5 harmful things that could occur if President Donald Trump’s plan to undermine Obamacare succeeds

If the anti-Obamacare lawsuit Texas v. Azar makes it to a conservative Supreme Court, the law could be struck down

Published March 26, 2019 1:16PM (EDT)

 (Getty/Joe Raedle)
(Getty/Joe Raedle)

This article originally appeared on AlterNet.

The Trump Administration told a federal court on Monday that it will be urging federal judges to strike down the Affordable Care Act of 2010, a.k.a. Obamacare. A lower court ruled in December that the law is unconstitutional, and Justice Department attorneys have asserted in a letter filed with the U.S. Court of Appeals for the Fifth Circuit in New Orleans that the December 2018 ruling “should be affirmed.” Two years into his presidency, Donald Trump has yet to abolish the ACA via Congress—and no anti-ACA bills are going to be passed in 2019 or 2020 by a Democrat-controlled House of Representatives. But Trump will continue to attack the ACA via the federal courts. And it is entirely possible that if the anti-ACA lawsuit Texas v. Azar makes it to the U.S. Supreme Court, Obamacare will be struck down by the High Court’s far-right majority—thus leaving millions of Americans without health insurance.

Here are some of the most harmful results of the Trump Administration gutting and undermining the ACA.

1. Undermining the ACA is bad for Medicare

In 2016, Trump asserted that unlike other GOP presidential candidates, he had no interest in gutting Medicare. But when Republicans attack the ACA, they also attack Medicare. Obamacare didn’t hurt Medicare, contrary to what Trump claims; it strengthened it. But in 2017, it was estimated that the GOP’s anti-ACA efforts would cause Medicare’s revenue to drop by $346 billion.

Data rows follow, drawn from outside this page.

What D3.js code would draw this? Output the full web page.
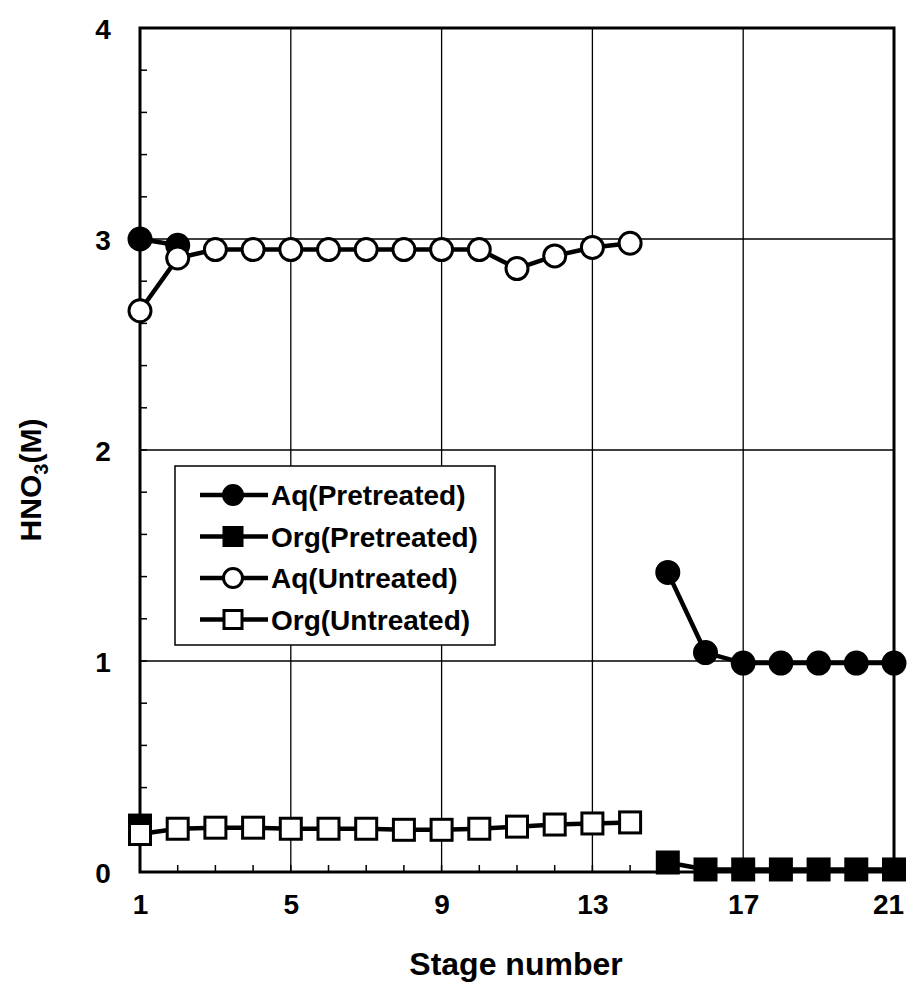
<!DOCTYPE html>
<html>
<head>
<meta charset="utf-8">
<script src="https://cdn.jsdelivr.net/npm/d3@7"></script>
<style>
  html, body { margin: 0; padding: 0; background: #fff; }
  svg { display: block; }
  text { font-family: "Liberation Sans", Arial, sans-serif; fill: #000; }
</style>
</head>
<body>
<svg id="chart" width="909" height="990"></svg>
<script>
// Stage numbers for each series
const stagesFirst = d3.range(1, 15);          // 1..14
const stagesPretreatAqA = [1, 2];
const stagesPretreatB = d3.range(15, 22);     // 15..21

// HNO3 concentration (M)
const aqPretreatedA = [3.0, 2.97];
const aqPretreatedB = [1.42, 1.04, 0.99, 0.99, 0.99, 0.99, 0.99];
const orgPretreatedA = [0.22];
const orgPretreatedB = [0.045, 0.012, 0.012, 0.012, 0.012, 0.012, 0.012];
const aqUntreated = [2.66, 2.91, 2.95, 2.95, 2.95, 2.95, 2.95, 2.95, 2.95, 2.95, 2.86, 2.92, 2.96, 2.98];
const orgUntreated = [0.18, 0.205, 0.21, 0.21, 0.205, 0.205, 0.205, 0.2, 0.2, 0.205, 0.215, 0.225, 0.23, 0.235];

const xTicks = [1, 5, 9, 13, 17, 21];
const yTicks = [0, 1, 2, 3, 4];
const legendLabels = ["Aq(Pretreated)", "Org(Pretreated)", "Aq(Untreated)", "Org(Untreated)"];

const svg = d3.select("#chart");
const plotL = 140, plotR = 894, plotT = 28, plotB = 872;

const x = d3.scaleLinear().domain([1, 21]).range([plotL, plotR]);
const y = d3.scaleLinear().domain([0, 4]).range([plotB, plotT]);

// grid lines
const g = svg.append("g");
g.selectAll("line.vgrid").data(xTicks.slice(1, -1)).join("line")
  .attr("x1", d => x(d)).attr("x2", d => x(d))
  .attr("y1", plotT).attr("y2", plotB)
  .attr("stroke", "#000").attr("stroke-width", 1.3);
g.selectAll("line.hgrid").data(yTicks.slice(1, -1)).join("line")
  .attr("x1", plotL).attr("x2", plotR)
  .attr("y1", d => y(d)).attr("y2", d => y(d))
  .attr("stroke", "#000").attr("stroke-width", 1.3);

// minor ticks (inside)
g.selectAll("line.ytick").data(d3.range(1, 20).map(i => i * 0.2)).join("line")
  .attr("x1", plotL).attr("x2", plotL + 7)
  .attr("y1", d => y(d)).attr("y2", d => y(d))
  .attr("stroke", "#000").attr("stroke-width", 1.5);
g.selectAll("line.xtick").data(d3.range(2, 21)).join("line")
  .attr("x1", d => x(d)).attr("x2", d => x(d))
  .attr("y1", plotB).attr("y2", plotB - 7)
  .attr("stroke", "#000").attr("stroke-width", 1.5);

// frame
g.append("rect").attr("x", plotL).attr("y", plotT)
  .attr("width", plotR - plotL).attr("height", plotB - plotT)
  .attr("fill", "none").attr("stroke", "#000").attr("stroke-width", 3);

// tick labels via d3 axes (axis lines hidden, text only)
const xAxis = svg.append("g").attr("transform", `translate(0,${plotB})`)
  .call(d3.axisBottom(x).tickValues(xTicks).tickSize(0).tickPadding(0));
xAxis.select(".domain").remove();
xAxis.selectAll("text").attr("dy", null).attr("y", 42)
  .attr("dx", d => d === 21 ? -6 : 0)
  .style("font-size", "28px").style("font-weight", "bold")
  .style("font-family", "Liberation Sans, Arial, sans-serif");

const yAxis = svg.append("g").attr("transform", `translate(${plotL},0)`)
  .call(d3.axisLeft(y).tickValues(yTicks).tickSize(0).tickPadding(0).tickFormat(d3.format("d")));
yAxis.select(".domain").remove();
yAxis.selectAll("text").attr("x", -37).attr("text-anchor", "middle").attr("dy", "0.36em")
  .style("font-size", "28px").style("font-weight", "bold")
  .style("font-family", "Liberation Sans, Arial, sans-serif");

svg.append("text").attr("x", 516).attr("y", 975).attr("text-anchor", "middle")
  .style("font-size", "32px").style("font-weight", "bold").text("Stage number");

const yt = svg.append("text").attr("transform", "translate(41,480) rotate(-90)")
  .attr("text-anchor", "middle")
  .style("font-size", "30px").style("font-weight", "bold");
yt.append("tspan").text("HNO");
yt.append("tspan").attr("dy", 7).style("font-size", "20px").text("3");
yt.append("tspan").attr("dy", -7).text("(M)");

// series
const line = d3.line().x(d => x(d[0])).y(d => y(d[1]));
const zip = (a, b) => a.map((s, i) => [s, b[i]]);

const R = 11, S = 21;
function drawSeries(pts, shape, fill) {
  const sg = svg.append("g");
  sg.append("path").datum(pts).attr("d", line)
    .attr("fill", "none").attr("stroke", "#000").attr("stroke-width", 4.5);
  if (shape === "circle") {
    sg.selectAll("circle").data(pts).join("circle")
      .attr("cx", d => x(d[0])).attr("cy", d => y(d[1])).attr("r", R)
      .attr("fill", fill).attr("stroke", "#000").attr("stroke-width", 3);
  } else {
    sg.selectAll("rect").data(pts).join("rect")
      .attr("x", d => x(d[0]) - S / 2).attr("y", d => y(d[1]) - S / 2)
      .attr("width", S).attr("height", S)
      .attr("fill", fill).attr("stroke", "#000").attr("stroke-width", 3);
  }
}

drawSeries(zip(stagesPretreatAqA, aqPretreatedA), "circle", "#000");
drawSeries(zip(stagesPretreatB, aqPretreatedB), "circle", "#000");
drawSeries(zip([1], orgPretreatedA), "rect", "#000");
drawSeries(zip(stagesPretreatB, orgPretreatedB), "rect", "#000");
drawSeries(zip(stagesFirst, aqUntreated), "circle", "#fff");
drawSeries(zip(stagesFirst, orgUntreated), "rect", "#fff");

// legend
const lg = svg.append("g").attr("transform", "translate(175,466)");
lg.append("rect").attr("width", 320).attr("height", 179)
  .attr("fill", "#fff").attr("stroke", "#000").attr("stroke-width", 1.5);
const shapes = ["circle", "rect", "circle", "rect"];
const fills = ["#000", "#000", "#fff", "#fff"];
legendLabels.forEach((lab, i) => {
  const cy = 29 + i * 41.5;
  lg.append("line").attr("x1", 25).attr("x2", 93).attr("y1", cy).attr("y2", cy)
    .attr("stroke", "#000").attr("stroke-width", 4.5);
  if (shapes[i] === "circle") {
    lg.append("circle").attr("cx", 58).attr("cy", cy).attr("r", 9.5)
      .attr("fill", fills[i]).attr("stroke", "#000").attr("stroke-width", 3);
  } else {
    lg.append("rect").attr("x", 58 - 9).attr("y", cy - 9).attr("width", 18).attr("height", 18)
      .attr("fill", fills[i]).attr("stroke", "#000").attr("stroke-width", 3);
  }
  lg.append("text").attr("x", 96).attr("y", cy).attr("dy", "0.36em")
    .style("font-size", "28px").style("font-weight", "bold").text(lab);
});
</script>
</body>
</html>
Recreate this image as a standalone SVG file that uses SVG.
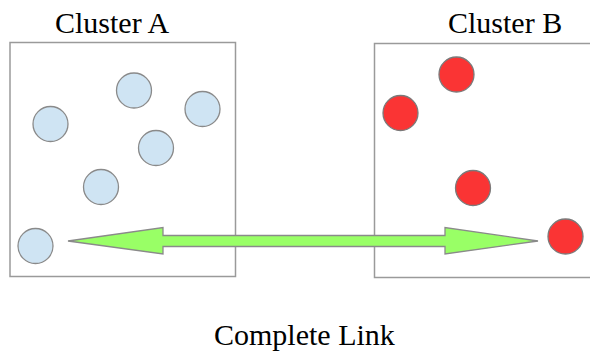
<svg xmlns="http://www.w3.org/2000/svg" width="590" height="354" viewBox="0 0 590 354">
  <style>
    .box { fill: none; stroke: #9a9a9a; stroke-width: 1.5; }
    .title { font-family: "Liberation Serif", "Times New Roman", serif; font-size: 30px; fill: #000; }
    .ptA { fill: #cfe4f3; stroke: #8a8a8a; stroke-width: 1.3; }
    .ptB { fill: #fa3434; stroke: #7a7a7a; stroke-width: 1.3; }
    .link { fill: #99ff66; stroke: #8a8a8a; stroke-width: 1.3; stroke-linejoin: miter; }
  </style>
  <rect width="590" height="354" fill="#ffffff"/>

  <g id="clusterA">
    <rect class="box" x="10" y="42.5" width="225.5" height="234"/>
    <text class="title" x="55" y="33">Cluster A</text>
    <circle class="ptA" cx="50.5" cy="124" r="17.5"/>
    <circle class="ptA" cx="134" cy="90.5" r="17.5"/>
    <circle class="ptA" cx="202.5" cy="109" r="17.5"/>
    <circle class="ptA" cx="156" cy="148" r="17.5"/>
    <circle class="ptA" cx="101" cy="187" r="17.5"/>
    <circle class="ptA" cx="35.5" cy="246" r="17.5"/>
  </g>

  <g id="clusterB">
    <path class="box" d="M 600 43.5 H 374.5 V 277.5 H 600"/>
    <text class="title" x="448" y="33">Cluster B</text>
    <circle class="ptB" cx="456.5" cy="74.5" r="17.5"/>
    <circle class="ptB" cx="400.5" cy="113" r="17.5"/>
    <circle class="ptB" cx="473" cy="188" r="17.5"/>
    <circle class="ptB" cx="565.5" cy="236.5" r="17.5"/>
  </g>

  <g id="connectors">
    <polygon class="link" points="68,241 163,227.5 163,235.5 445,235.5 445,227.5 538,241 445,254 445,246.5 163,246.5 163,254"/>
  </g>

  <g id="caption">
    <text class="title" x="214" y="345">Complete Link</text>
  </g>
</svg>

2. Gutting Obamacare is terrible for Americans with preexisting conditions

Most Americans over 40, even if their health is generally good, have some type of malady that insurance companies call a “preexisting condition”—which could be anything from asthma to acid reflux. Pre-ACA, insurance companies could deny coverage to Americans because for a long list of reasons. But the ACA brought health insurance to millions of Americans who were uninsurable before, and everyone from diabetics to cancer survivors to asthmatics will be imperiled if Trump’s assault on health care reform progresses.

3. Gutting Obamacare is terrible for small businesses, entrepreneurs and the self-employed

Millions of Americans operate small businesses or work in the gig economy, and the ACA—problems, shortcomings, weaknesses and all—has made it easier to obtain health insurance if one doesn’t have access to a company group health plan. Health care reform is not only a health issue; it is also a business issue—and when Republicans greatly reduced ACA spending, it was an assault on small businesses and entrepreneurs. In 2018, ACA-related spending was only $10 millioncompared to $63 million under the Obama Administration in 2016. Republicans have not been able to repeal the ACA via Congress, but the Trump Administration has attempted the death-by-1000-cuts approach.

4. Junk health plans promote medical bankruptcy

“Medical bankruptcy” is a term one doesn’t hear in Switzerland, Italy, Norway, Australia, Portugal or Canada; that’s because all of those countries have universal healthcare. But in the U.S., medical expenses are still the #1 reason for bankruptcy—and it can result from either being uninsured or underinsured. One of the ways in which the Trump Administration has undermined the ACA is by promoting limited benefits health plans, which offer woefully inadequate coverage. And Americans can easily find out how bad a junk health plan is when they suffer a major medical emergency and find out they’re responsible for a six-figure bill.

5. Gutting the ACA discourages preventative care

Although the ACA’s protections aren’t nearly as comprehensive as those found in the health systems of other major developed countries, one of its strong points has been a greater emphasis on preventative care—which can save money on the back end. A colonoscopy, for example, can prevent cancer from developing. So when the French health care system encourages French citizens to receive colonoscopies and makes it easy for them to do so, it is saving money by preventing a lot of cancers from developing. President Barack Obama and House Speaker Nancy Pelosi recognized the importance of preventative care when the ACA was passed nine years ago.

But by undermining the ACA, Trump is also undermining preventative care. So instead of a patient receiving that colonoscopy and undergoing a simply removal of potentially dangerous polyps, the patient might be battling full-blown cancer down the road.